小说是绝妙的现象学的领地,是研究以什么方式呈现在我们面前或者可能以什么方式呈现在我们面前的绝妙场所;所以说,小说是叙述的实验室。[①]

——米歇尔·布托

一个国家的一种文学流派对另一国家的文学创作的影响可以是单方面的,也可是多方面、多层次的。进一步,同一流派的几位作家在对另一国家的文学发生影响时,时常有这种现象发生,即在某一流派里,是这位作家受到重视,在另一流派里,又是那位作家与之更为接近。基于这点,本文将在文学的真实观和叙事方式上展开论述,并将先锋实验小说定位为米歇尔·布托的时代。
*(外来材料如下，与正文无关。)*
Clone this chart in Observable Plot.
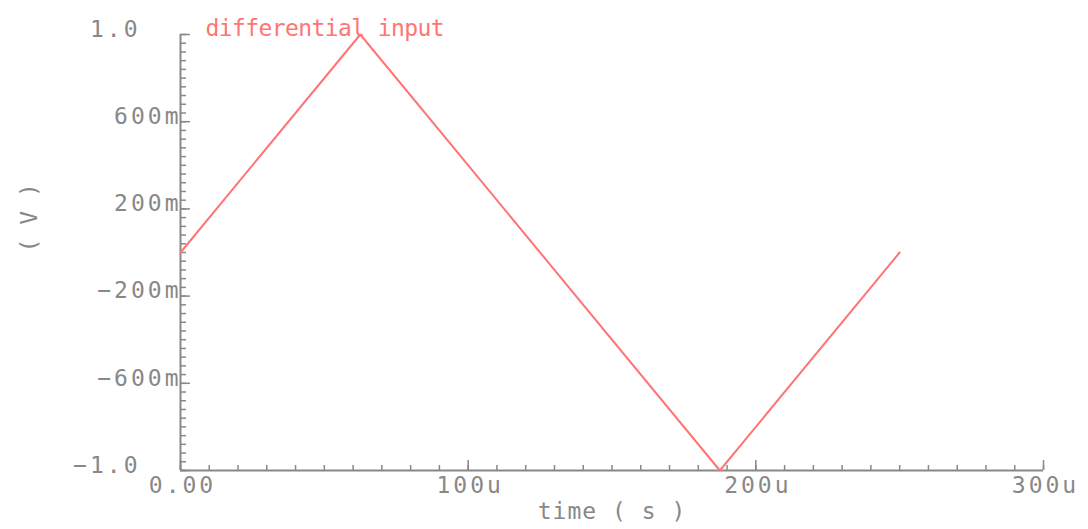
<!DOCTYPE html>
<html><head><meta charset="utf-8">
<script src="https://cdn.jsdelivr.net/npm/d3@7"></script>
<script src="https://cdn.jsdelivr.net/npm/@observablehq/plot@0.6"></script>
<style>body{margin:0;background:#fff} svg{display:block}</style>
</head><body><div id="chart"></div>
<script>
const seriesName = "differential input";
const timeUs = [0, 62.5, 187.5, 250];
const volts = [0, 1.0, -1.0, 0];
const xTickValues = [0, 100, 200, 300];
const xTickLabels = ["0.00", "100u", "200u", "300u"];
const yTickValues = [1, 0.6, 0.2, -0.2, -0.6, -1];
const yTickLabels = ["1.0", "600m", "200m", "\u2212200m", "\u2212600m", "\u22121.0"];
const xLabel = "time ( s )";
const yLabel = "( V )";

const W = 1088, H = 529, ML = 180, MR = 45, MT = 34, MB = 59;
const IW = W - ML - MR, IH = H - MT - MB;
const gray = "#888888", red = "#ff7474";
const font = "DejaVu Sans Mono";

const series = timeUs.map((t, i) => ({t, v: volts[i]}));
const xMinor = d3.range(0, 301, 10);
const yMinor = d3.range(-25, 26).map(k => k * 0.04);
const yIdx = yTickValues.map((d, i) => i);

const chart = Plot.plot({
  width: W, height: H,
  marginLeft: ML, marginRight: MR, marginTop: MT, marginBottom: MB,
  x: {domain: [0, 300], axis: null},
  y: {domain: [-1, 1], axis: null},
  marks: [
    Plot.tickY(yMinor, {y: d => d, stroke: gray, strokeWidth: 1.5, insetRight: IW - 6}),
    Plot.tickY(yTickValues, {y: d => d, stroke: gray, strokeWidth: 1.5, insetRight: IW - 10}),
    Plot.tickX(xMinor, {x: d => d, stroke: gray, strokeWidth: 1.5, insetTop: IH - 5}),
    Plot.tickX(xTickValues, {x: d => d, stroke: gray, strokeWidth: 1.5, insetTop: IH - 10}),
    Plot.ruleX([0], {stroke: gray, strokeWidth: 2}),
    Plot.ruleY([-1], {stroke: gray, strokeWidth: 2}),
    Plot.line(series, {x: "t", y: "v", stroke: red, strokeWidth: 2}),
    Plot.text(yIdx.filter(i => yTickLabels[i].endsWith("m")), {
      y: i => yTickValues[i], text: i => yTickLabels[i], frameAnchor: "left",
      textAnchor: "end", dx: 1, dy: -5, fill: gray, fontSize: 23, fontFamily: font
    }),
    Plot.text(yIdx.filter(i => !yTickLabels[i].endsWith("m")), {
      y: i => yTickValues[i], text: i => yTickLabels[i], frameAnchor: "left",
      textAnchor: "end", dx: -40, dy: -5, fill: gray, fontSize: 23, fontFamily: font
    }),
    Plot.text(xTickValues, {
      x: d => d, text: (d, i) => xTickLabels[i], frameAnchor: "bottom",
      dy: 22, dx: 2, fill: gray, fontSize: 23, fontFamily: font
    }),
    Plot.text([xLabel], {frameAnchor: "bottom", text: d => d, dy: 48, fill: gray, fontSize: 23, fontFamily: font}),
    Plot.text([yLabel], {frameAnchor: "left", text: d => d, dx: -151, rotate: -90, fill: gray, fontSize: 23, fontFamily: font}),
    Plot.text([seriesName], {frameAnchor: "top-left", text: d => d, textAnchor: "start", dx: 25, dy: -15, fill: red, fontSize: 23, fontFamily: font})
  ]
});
document.getElementById("chart").append(chart);
const texts = chart.querySelectorAll("g[aria-label='text']");
[0, 1, 2].forEach(k => texts[k] && texts[k].setAttribute("letter-spacing", "3"));
texts[3] && texts[3].setAttribute("letter-spacing", "1");
texts[5] && texts[5].setAttribute("letter-spacing", "-0.6");
</script>
</body></html>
在法国“新小说”派的作家队伍中,主要代表作家一般被公认的有三位:娜塔丽·萨洛特、阿兰·罗布—格里耶、米歇尔·布托。这三位作家之所以有此殊誉,主要因为不仅他们的小说与传统小说相比更具有“新”意(新的文学真实观、新的叙事方式),而且因为他们虽然同属于一个文学流派却有着自己富有个性的真实观和叙事方式。就布托而言,他的文学观念和叙事方式则更多地将目光倾注于文学的形式探索方面。布托认为,研究小说的形式具有头等重要的意义。因为,真人真事的叙述,包括今天的“传统”小说,在逐渐成为众所周知的历史事实的同时,按照一定的原则固定了下来,经过了整理和简化。这样,对现实的原始的了解被另一种干巴巴的了解代替了,有些情况被故意删掉了。这种了解渐渐掩盖了真实的经验,被当作实际的经验,最后被普遍地信以为真。但是,“对小说形式进行的探索,使我们看到在我们习以为常的形式里有偶然的东西,使我们看清这种形式,摆脱这种形式,在这种呆板的叙述之外、重新找到被这种叙述所掩盖或隐藏的一切,重新找到那包围着我们全部生活的一切叙述”。[②]由此,布托认为,小说乃是对小说本身的探索,小说本身就是小说的目的。进一步,布托认为,小说是模仿实情的虚构。基于这种文学观念,布托在文学创作园地里从多个视域,多种角度进行了形式的多方面探险,因此,在“新小说”派作家中,布托有“百科全书式的小说技巧”的作家之称。他认为,只有新的形式才能揭示出现实里的新事物。从布托那五花八门的小说形式的实验中,主要有两个方面的叙事观念及方式对中国新时期的先锋实验小说发生了影响。一是迷宫式的时间游戏,一是主观与客观的有机融合。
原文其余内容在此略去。